The parliamentarian, also a member of the economic and monetary affairs committee, voiced her fear over the tax's liquidity impact as traditional market makers would not be exempt and said the UK is "right to veto this tax".
"I am very concerned that the way the transaction tax is structured will allow financial players simply to relocate overseas - taking tens of thousands of jobs with them, but without reducing risks in financial markets," she said in a statement on her website on Wednesday.
"Rather than hitting banks or hedge funds, the tax burden will then fall on investors such as pension funds, real businesses and insurance companies.
"Pensioners could be hit especially hard by this tax," she added.
Proposals for an FTT were put forward by the European Commission in September 2011 in a bid to raise up to €57bn a year and curb excessive speculative trading. The measure would tax stock and bond trades at a rate of 0.1 per cent and derivative trades at 0.01 per cent.
Although the proposed charge of 0.1 per cent seems "tiny", Ford says there would be a considerable impact if an investor sells 10 UK government bonds to buy German ones.
The 0.1 per cent charge would be paid twice for the buy and sell and given an annual yield on government bonds of just 2 per cent, the tax on the trade would effectively be one tenth of the annual income from the bond investment, says Ford.
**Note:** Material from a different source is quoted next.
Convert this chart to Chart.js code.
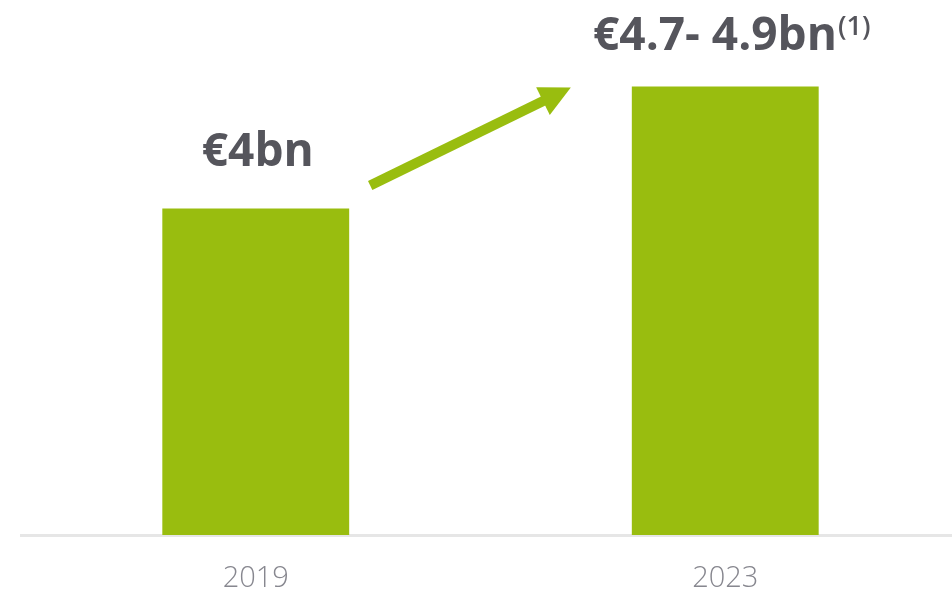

Although she understands why many want to see increased levies on financial institutions and supports taxes like the UK's bank levy, Ford says the particular structure of the commission's FTT is worrying.
The proposed tax's impact on liquidity is especially concerning, she says.
Market makers in the UK are explicitly excluded from stamp duty on shares as they help to keep financial markets running efficiently, however they will not be exempt from an EU financial transaction tax, she warned.
The tax was developed to dampen speculative trading, but Ford highlights the difficulty in differentiating between market-making and speculative trades.